Julien Mazaudier fait remarquer que le film crée une « opposition musicale entre parents guindés et jeunesse frivole », qui « se retrouve dans la séquence du bal. Sur le morceau "Quilty's Caper - School Dance", le rythme est endiablé. Les adolescents semblent beaucoup s’amuser alors que les adultes pour la plupart au bar sont ridicules sur la piste. La danse mollassonne de Peter Sellers par ailleurs hilarante est en cela fort révélatrice.

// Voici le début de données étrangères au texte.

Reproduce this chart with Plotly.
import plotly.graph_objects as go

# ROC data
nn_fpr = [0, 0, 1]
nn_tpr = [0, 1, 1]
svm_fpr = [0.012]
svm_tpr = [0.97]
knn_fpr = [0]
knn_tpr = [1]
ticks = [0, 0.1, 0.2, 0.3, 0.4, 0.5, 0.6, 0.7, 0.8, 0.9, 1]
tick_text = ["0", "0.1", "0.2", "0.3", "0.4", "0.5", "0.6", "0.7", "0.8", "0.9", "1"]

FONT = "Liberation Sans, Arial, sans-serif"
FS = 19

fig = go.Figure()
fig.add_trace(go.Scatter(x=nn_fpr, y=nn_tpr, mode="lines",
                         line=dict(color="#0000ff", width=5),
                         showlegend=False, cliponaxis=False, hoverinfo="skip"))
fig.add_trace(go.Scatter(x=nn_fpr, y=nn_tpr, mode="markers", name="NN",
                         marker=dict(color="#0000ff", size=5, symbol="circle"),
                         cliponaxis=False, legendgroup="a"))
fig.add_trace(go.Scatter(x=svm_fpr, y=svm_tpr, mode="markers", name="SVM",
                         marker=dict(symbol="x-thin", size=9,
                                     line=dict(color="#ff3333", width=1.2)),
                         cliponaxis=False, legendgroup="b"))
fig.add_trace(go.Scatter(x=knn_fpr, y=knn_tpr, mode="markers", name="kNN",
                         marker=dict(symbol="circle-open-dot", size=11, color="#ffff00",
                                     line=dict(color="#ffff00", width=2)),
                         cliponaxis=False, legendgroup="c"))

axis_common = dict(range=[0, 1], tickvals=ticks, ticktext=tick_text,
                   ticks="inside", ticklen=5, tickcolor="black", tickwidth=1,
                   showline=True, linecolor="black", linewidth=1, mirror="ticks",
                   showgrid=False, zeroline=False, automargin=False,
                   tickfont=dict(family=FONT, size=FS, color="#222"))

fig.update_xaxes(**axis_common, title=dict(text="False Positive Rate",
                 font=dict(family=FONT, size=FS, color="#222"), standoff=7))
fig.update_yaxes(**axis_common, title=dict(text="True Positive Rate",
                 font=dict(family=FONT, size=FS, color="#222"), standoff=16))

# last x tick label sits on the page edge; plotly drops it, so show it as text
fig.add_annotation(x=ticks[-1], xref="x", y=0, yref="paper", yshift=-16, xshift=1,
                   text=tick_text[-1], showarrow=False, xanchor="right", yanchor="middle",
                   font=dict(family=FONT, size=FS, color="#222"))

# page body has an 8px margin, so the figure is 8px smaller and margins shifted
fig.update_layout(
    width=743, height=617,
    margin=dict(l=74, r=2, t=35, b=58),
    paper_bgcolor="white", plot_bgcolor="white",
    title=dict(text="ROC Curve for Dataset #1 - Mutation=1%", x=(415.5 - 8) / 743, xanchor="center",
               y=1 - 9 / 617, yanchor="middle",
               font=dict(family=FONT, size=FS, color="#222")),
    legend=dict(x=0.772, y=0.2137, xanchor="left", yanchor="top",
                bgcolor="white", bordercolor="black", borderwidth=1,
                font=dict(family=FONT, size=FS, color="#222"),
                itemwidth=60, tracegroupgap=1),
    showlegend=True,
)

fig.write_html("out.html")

Plus tard, Lolita se moquera de sa mère et d’Humbert lorsqu’elle les verra danser sans entrain sur un rythme cha cha assez désuet. » (2)
Dans l’ensemble pourtant, la musique de LOLITA, bien que magnifique, demeure anecdotique, à l’image d’un film qui reste étonnamment simple: ponctuations musicales qui font penser à Gershwin et Bernstein, tourbillons de notes conjointes ascendantes aux cordes, très hollywoodiennes, qui accompagnent la montée de l’escalier de Lolita (exagération romantique d’une scène banale, mais qui suggère justement la montée du désir entre ces êtres) et morceaux de jazz easy-listening. La musique de LOLITA est dans l’air du temps, comme sa jeune héroïne.